* **Work to do**: Locate each line containing the string "Give" and copy it out.

═════ Record list

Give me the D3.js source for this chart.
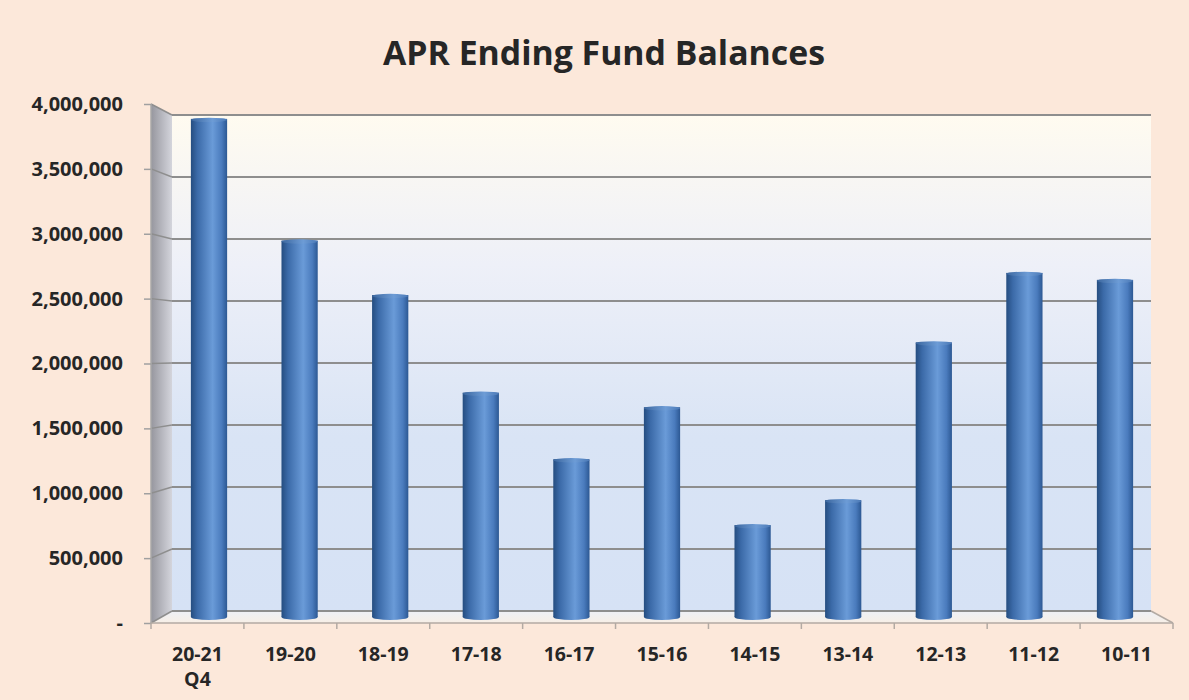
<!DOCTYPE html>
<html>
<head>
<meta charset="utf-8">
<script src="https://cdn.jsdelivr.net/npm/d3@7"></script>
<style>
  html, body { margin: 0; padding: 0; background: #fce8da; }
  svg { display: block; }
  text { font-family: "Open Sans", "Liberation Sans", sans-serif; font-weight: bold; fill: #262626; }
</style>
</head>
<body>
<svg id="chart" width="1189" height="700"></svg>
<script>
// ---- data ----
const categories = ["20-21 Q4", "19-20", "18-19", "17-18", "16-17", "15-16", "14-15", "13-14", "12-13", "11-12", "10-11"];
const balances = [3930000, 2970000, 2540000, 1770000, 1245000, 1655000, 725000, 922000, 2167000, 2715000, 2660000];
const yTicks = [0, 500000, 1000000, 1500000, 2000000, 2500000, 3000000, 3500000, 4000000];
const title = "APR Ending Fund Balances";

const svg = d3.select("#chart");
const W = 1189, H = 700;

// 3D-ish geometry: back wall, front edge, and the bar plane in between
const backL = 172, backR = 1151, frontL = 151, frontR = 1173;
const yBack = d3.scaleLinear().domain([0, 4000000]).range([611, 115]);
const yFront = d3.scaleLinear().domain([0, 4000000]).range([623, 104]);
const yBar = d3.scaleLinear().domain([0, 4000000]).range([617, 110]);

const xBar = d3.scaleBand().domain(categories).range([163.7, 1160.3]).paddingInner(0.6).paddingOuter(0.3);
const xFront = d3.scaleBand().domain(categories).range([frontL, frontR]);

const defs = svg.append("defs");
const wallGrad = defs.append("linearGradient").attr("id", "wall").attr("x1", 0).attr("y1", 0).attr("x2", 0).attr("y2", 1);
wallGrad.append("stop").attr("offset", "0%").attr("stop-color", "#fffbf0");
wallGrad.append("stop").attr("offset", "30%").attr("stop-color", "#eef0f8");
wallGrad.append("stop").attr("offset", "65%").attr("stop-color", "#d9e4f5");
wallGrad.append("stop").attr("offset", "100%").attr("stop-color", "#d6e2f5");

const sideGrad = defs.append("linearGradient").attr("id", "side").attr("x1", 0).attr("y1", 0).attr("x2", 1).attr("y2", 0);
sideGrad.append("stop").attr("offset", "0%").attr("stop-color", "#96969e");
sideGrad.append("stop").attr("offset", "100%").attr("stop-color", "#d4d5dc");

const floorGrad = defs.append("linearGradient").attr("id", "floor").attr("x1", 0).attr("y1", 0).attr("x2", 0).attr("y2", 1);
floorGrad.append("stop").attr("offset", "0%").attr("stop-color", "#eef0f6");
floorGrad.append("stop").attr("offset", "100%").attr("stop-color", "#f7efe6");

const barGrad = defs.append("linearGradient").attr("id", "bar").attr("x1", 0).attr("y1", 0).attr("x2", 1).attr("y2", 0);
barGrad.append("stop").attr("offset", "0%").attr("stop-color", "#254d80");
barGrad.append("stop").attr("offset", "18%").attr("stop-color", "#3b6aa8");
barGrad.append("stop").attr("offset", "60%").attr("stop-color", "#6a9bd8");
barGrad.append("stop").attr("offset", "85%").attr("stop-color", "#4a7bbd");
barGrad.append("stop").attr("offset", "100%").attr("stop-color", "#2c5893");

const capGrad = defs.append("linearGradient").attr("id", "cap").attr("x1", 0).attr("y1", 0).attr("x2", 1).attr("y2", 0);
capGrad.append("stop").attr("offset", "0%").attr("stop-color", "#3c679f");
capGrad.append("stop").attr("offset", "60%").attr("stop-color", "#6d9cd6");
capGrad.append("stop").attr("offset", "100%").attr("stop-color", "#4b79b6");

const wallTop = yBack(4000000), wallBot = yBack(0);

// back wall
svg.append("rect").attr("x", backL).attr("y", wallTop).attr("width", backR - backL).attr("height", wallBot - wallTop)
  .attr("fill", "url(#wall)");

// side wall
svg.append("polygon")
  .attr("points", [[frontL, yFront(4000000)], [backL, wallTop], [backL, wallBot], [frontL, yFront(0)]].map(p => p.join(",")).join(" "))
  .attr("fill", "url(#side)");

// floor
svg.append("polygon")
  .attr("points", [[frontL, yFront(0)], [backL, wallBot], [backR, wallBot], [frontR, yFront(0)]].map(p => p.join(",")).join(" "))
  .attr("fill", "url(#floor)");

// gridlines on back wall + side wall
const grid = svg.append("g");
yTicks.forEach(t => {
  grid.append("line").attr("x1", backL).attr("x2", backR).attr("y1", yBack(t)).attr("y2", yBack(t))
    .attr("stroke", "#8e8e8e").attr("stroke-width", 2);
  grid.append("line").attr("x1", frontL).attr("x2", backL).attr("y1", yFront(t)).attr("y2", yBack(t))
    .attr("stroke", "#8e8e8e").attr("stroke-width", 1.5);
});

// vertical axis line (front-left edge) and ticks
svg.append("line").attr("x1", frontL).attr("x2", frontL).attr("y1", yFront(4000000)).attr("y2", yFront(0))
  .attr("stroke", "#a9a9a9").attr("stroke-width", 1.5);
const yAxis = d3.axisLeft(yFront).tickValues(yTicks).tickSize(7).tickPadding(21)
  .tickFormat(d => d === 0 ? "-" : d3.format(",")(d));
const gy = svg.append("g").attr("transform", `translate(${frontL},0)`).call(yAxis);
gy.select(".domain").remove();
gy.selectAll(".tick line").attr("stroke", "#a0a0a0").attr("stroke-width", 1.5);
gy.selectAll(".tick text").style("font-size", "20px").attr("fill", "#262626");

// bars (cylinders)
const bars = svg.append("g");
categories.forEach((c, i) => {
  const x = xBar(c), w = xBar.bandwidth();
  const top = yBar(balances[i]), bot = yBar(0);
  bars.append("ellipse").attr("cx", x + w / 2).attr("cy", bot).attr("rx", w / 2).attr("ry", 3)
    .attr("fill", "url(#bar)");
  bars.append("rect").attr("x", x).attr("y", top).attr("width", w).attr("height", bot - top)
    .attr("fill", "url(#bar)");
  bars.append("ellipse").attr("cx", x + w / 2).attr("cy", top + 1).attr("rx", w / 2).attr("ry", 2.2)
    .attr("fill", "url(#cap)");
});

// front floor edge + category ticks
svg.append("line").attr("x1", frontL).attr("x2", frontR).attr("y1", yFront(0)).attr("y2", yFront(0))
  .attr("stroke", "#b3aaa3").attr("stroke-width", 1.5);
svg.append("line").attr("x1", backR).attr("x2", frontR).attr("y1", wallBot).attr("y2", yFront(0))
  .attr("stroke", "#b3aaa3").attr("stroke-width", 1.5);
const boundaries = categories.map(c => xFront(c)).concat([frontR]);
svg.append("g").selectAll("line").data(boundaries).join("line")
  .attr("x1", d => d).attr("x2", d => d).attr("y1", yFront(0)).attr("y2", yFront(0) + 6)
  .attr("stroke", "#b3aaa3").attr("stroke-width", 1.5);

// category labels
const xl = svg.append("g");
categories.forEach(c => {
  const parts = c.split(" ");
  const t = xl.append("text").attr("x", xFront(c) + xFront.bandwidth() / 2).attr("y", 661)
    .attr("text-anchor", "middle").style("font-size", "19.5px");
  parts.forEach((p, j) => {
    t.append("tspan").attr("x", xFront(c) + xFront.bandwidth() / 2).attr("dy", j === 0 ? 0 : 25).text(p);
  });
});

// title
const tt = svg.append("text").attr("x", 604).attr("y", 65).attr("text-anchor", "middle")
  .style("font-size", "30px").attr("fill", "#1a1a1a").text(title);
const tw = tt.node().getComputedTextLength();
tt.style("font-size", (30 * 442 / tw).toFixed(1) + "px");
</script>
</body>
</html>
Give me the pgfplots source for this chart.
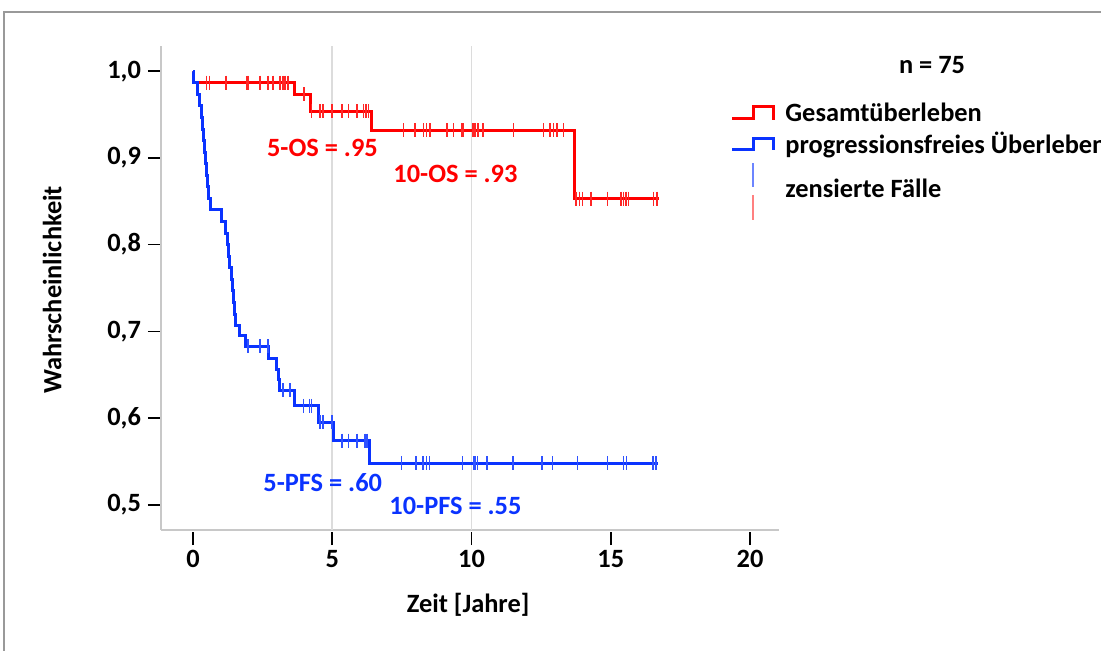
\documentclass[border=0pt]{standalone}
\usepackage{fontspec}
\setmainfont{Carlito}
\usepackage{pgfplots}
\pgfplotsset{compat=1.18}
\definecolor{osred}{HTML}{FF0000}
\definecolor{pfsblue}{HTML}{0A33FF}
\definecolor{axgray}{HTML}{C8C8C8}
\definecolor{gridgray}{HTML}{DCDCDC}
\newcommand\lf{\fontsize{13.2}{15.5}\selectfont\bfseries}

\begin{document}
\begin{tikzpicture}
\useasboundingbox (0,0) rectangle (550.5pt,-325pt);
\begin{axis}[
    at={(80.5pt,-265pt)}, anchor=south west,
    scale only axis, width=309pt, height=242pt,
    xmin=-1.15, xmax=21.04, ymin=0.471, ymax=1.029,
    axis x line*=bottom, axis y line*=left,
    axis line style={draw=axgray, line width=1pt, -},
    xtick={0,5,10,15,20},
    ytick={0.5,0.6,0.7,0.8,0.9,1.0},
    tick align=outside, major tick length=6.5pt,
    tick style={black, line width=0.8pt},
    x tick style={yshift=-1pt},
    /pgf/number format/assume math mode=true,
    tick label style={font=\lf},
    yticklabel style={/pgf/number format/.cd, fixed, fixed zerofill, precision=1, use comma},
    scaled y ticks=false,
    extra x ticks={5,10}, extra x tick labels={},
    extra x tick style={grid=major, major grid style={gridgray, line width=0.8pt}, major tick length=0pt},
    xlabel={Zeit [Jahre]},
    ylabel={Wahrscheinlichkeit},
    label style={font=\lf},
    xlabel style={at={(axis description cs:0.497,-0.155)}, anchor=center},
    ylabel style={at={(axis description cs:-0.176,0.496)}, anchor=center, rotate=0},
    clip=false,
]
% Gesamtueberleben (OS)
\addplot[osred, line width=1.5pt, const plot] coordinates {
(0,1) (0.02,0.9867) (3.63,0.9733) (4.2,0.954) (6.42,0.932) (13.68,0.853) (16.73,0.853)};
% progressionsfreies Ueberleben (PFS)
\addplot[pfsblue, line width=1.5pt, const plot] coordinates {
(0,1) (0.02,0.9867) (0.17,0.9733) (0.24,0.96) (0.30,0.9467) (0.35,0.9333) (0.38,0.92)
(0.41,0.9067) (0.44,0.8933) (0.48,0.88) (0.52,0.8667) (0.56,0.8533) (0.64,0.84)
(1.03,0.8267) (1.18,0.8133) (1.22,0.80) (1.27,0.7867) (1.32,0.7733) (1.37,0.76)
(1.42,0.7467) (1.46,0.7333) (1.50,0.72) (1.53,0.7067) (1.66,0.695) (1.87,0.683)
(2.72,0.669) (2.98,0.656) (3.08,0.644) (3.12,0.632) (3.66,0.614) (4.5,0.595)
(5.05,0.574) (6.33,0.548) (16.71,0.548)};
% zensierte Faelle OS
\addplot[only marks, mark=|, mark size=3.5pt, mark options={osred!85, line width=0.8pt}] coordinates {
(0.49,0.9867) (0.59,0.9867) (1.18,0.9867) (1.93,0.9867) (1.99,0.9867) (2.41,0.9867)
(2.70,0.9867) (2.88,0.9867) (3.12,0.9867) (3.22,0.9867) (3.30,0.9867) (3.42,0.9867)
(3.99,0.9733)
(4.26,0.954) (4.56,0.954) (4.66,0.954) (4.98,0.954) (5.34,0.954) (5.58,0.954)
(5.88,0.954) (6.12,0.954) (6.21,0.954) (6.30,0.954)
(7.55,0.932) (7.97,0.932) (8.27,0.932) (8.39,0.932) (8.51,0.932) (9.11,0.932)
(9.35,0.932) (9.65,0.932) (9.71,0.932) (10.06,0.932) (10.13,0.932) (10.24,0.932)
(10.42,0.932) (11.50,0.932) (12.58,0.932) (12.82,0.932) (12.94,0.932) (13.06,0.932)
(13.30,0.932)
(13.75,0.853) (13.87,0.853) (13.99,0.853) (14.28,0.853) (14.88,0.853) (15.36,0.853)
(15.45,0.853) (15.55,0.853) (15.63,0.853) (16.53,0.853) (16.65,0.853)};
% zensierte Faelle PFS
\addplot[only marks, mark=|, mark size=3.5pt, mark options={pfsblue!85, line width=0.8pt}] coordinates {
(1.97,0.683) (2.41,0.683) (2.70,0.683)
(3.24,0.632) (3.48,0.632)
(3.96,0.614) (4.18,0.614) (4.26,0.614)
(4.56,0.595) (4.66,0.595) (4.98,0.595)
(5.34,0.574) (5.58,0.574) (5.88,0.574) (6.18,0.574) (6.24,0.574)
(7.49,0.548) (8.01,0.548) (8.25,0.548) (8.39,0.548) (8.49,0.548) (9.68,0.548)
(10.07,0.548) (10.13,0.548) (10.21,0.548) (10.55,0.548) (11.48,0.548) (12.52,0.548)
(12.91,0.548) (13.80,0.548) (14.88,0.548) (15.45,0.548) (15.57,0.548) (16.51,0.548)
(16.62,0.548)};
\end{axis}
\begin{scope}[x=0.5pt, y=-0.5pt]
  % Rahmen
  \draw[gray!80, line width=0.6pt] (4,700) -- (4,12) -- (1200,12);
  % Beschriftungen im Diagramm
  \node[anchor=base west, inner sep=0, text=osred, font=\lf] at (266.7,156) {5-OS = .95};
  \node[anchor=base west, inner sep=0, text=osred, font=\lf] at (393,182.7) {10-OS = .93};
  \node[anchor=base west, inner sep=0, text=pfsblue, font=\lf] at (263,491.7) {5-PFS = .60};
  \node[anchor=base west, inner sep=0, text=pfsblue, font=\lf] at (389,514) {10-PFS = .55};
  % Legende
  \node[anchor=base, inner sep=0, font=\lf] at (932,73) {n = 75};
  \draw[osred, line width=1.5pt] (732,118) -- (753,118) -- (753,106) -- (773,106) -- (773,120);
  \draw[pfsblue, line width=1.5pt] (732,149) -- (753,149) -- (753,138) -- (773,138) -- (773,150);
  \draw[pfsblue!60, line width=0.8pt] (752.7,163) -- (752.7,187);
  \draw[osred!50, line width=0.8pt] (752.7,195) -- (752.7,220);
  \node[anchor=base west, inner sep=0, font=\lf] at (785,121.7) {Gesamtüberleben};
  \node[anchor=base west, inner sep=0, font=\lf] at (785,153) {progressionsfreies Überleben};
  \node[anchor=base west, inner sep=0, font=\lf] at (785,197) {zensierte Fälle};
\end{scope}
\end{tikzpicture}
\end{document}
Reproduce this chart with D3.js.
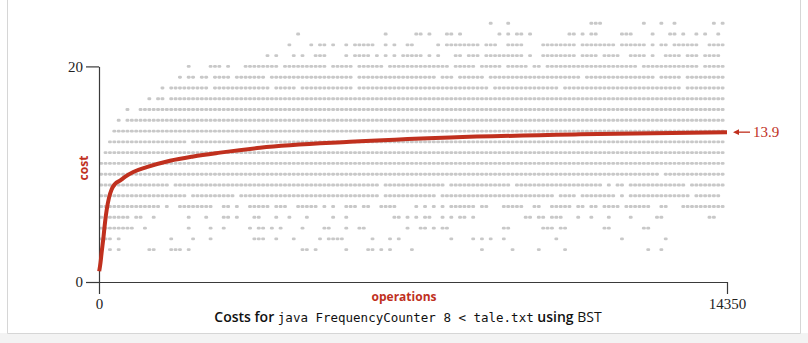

══════════

* **Worked solution**:
Give me the D3.js source for this chart.
Give me the pgfplots source for this chart.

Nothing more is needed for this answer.